Comme la crise économique sévissait toujours, Robert et Marie-Rose ont décidé d'aller s'installer dans une maison abandonnée depuis près de 20 ans, qui faisait face à la ferme des parents de Robert, sur le lot 223 du 5ième rang, à un kilomètre du village. Cette ferme avait été achetée en 1919 par M. Joseph Prince dans le but d'y établir un jour ses garçons et c'était le cadet qui a, le premier, choisi de s'y installer. Mais ce n'était pas une sinécure: Si les bâtiments étaient en assez bon état, on ne pouvait en dire autant de la maison, construite vers 1865 pièce sur pièce, inhabitée depuis la mort de son ancien propriétaire, Sigfroi Comtois.
C'est ainsi qu'il s'est mis à la tâche de réparer l'immeuble avec l'aide des parents et des voisins, ce qui lui a permis d'y déménager en 1938, juste à temps pour la naissance de Jocelyne, le 8 août. Les démarches, entreprises pour obtenir un prêt du crédit agricole ont porté fruit l'année suivante: le 29 juin 1939, Robert et Marie-Rose achetaient la petite ferme de 52 arpents, avec les bâtisses y dessus construites, pour la somme de 4000 $. Le prêt était remboursable sur 40 ans à raison de 100 $ par année: 50$ au premier jour de l'An et 50 $ le premier juillet...
Pendant les premières années, les remboursements ont été très difficiles à faire, a mentionné plus d'une fois Robert, en rappelant cette époque terrible. Il a fallu une guerre, celle de 1939-45, pour redonner vie à l’économie... Pendant que Robert améliorait la ferme avec l'achat de bétail, les rénovations à la maison (toiture en tôle et lambris d'amiante), le travail occasionnel au village, Marie-Rose s'occupait de la petite famille qui continuait à croître: Gilles en 1940, Réjean en 1942; Jean-Guy en 1944 et Francine en 1949.

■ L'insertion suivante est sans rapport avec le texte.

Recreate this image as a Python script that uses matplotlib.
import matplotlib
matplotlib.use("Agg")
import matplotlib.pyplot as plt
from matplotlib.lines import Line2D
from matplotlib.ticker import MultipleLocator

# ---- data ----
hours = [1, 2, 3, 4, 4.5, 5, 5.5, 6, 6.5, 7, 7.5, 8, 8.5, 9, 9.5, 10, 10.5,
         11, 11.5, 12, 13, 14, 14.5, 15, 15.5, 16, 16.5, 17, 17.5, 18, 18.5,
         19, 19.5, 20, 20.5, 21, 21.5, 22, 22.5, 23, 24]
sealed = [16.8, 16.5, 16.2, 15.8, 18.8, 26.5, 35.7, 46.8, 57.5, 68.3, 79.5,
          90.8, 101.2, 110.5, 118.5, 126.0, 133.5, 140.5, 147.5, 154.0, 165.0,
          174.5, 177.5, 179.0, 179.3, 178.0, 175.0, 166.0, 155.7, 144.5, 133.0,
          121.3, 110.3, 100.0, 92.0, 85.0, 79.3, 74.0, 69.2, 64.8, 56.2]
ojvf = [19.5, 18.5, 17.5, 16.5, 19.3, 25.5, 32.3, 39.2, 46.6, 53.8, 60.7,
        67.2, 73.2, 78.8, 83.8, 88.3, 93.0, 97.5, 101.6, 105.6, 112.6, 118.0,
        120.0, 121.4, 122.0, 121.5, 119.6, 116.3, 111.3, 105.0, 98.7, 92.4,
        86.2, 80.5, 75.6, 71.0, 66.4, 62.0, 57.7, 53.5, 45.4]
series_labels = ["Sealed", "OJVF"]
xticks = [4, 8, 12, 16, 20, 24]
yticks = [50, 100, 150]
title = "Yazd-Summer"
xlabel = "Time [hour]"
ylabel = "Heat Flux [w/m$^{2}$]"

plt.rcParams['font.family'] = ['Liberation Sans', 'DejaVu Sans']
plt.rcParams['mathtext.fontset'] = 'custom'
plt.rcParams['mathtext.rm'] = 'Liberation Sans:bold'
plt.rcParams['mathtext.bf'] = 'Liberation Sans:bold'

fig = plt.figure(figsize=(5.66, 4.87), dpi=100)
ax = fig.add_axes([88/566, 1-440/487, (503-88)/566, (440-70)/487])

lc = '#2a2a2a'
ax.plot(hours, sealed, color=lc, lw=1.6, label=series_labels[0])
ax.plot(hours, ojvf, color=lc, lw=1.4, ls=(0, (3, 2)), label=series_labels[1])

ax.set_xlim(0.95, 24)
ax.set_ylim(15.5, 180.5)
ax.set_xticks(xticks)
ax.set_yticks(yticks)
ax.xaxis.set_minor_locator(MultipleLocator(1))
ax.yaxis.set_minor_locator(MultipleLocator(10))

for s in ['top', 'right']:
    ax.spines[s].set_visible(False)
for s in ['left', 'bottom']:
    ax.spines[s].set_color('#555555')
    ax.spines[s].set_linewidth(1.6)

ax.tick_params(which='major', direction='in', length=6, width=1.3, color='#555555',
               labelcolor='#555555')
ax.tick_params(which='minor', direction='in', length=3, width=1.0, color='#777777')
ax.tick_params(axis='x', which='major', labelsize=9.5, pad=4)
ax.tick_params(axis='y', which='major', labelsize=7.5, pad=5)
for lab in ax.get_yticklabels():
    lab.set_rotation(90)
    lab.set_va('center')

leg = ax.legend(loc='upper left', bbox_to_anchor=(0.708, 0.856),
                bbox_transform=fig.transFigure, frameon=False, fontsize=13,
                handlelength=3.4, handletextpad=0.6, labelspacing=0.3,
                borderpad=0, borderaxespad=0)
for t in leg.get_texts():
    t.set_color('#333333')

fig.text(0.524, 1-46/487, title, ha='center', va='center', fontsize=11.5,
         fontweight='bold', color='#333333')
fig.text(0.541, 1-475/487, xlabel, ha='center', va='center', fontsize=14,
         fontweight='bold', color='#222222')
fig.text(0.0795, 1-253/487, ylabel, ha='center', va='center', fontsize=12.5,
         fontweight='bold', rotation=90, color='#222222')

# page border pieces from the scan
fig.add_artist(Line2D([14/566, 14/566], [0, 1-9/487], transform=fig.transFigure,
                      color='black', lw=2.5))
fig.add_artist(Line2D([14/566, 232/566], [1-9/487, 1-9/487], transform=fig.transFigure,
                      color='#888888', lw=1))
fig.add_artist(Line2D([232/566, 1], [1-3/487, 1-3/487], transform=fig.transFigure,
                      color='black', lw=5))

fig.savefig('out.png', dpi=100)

Un soir de mai 1942, Robert a pris une décision de première importance: au lieu de porter chaque jour à la fromagerie le lait de son petit troupeau de 10 vaches, il tenterait de le vendre à la pinte. C'est ainsi qu'après avoir mis une dizaine de pintes et de chopines dans le coffre arrière de la voiture fine, il partait avec Gérald et la Nelle vers la grande aventure. C'est chez Zéphirin Lupien qu'il a trouvé ses premiers clients et, quand il est revenu à la maison, il avait tout vendu et s'était fait une clientèle. Quelques mois plus tard, il achetait la "ronne~'de lait d'Hilaire Despins, qui prenait sa retraite. "Avant la ronne, je gagnais 30 $ par mois: avec elle, 30 $ par semaine, répétait-il fièrement pour illustrer le succès de son initiative.
C'est ainsi que, matin et soir au début, il distribuait le lait dans une soixantaine de résidences du village, souvent accompagné par l'un ou l'autre de ses fils, en particulier le samedi, alors que c'était la collecte de l'argent de la vente du lait de la semaine. Chaque jour, même scénario: lever à 6 heures, traite des vaches, pendant que Marie-Rose embouteillait le lait de la traite de la veille, petit déjeuner et départ pour le village par tempête comme par beau temps, par vents et rafales, sous l'orage ou la poudrerie.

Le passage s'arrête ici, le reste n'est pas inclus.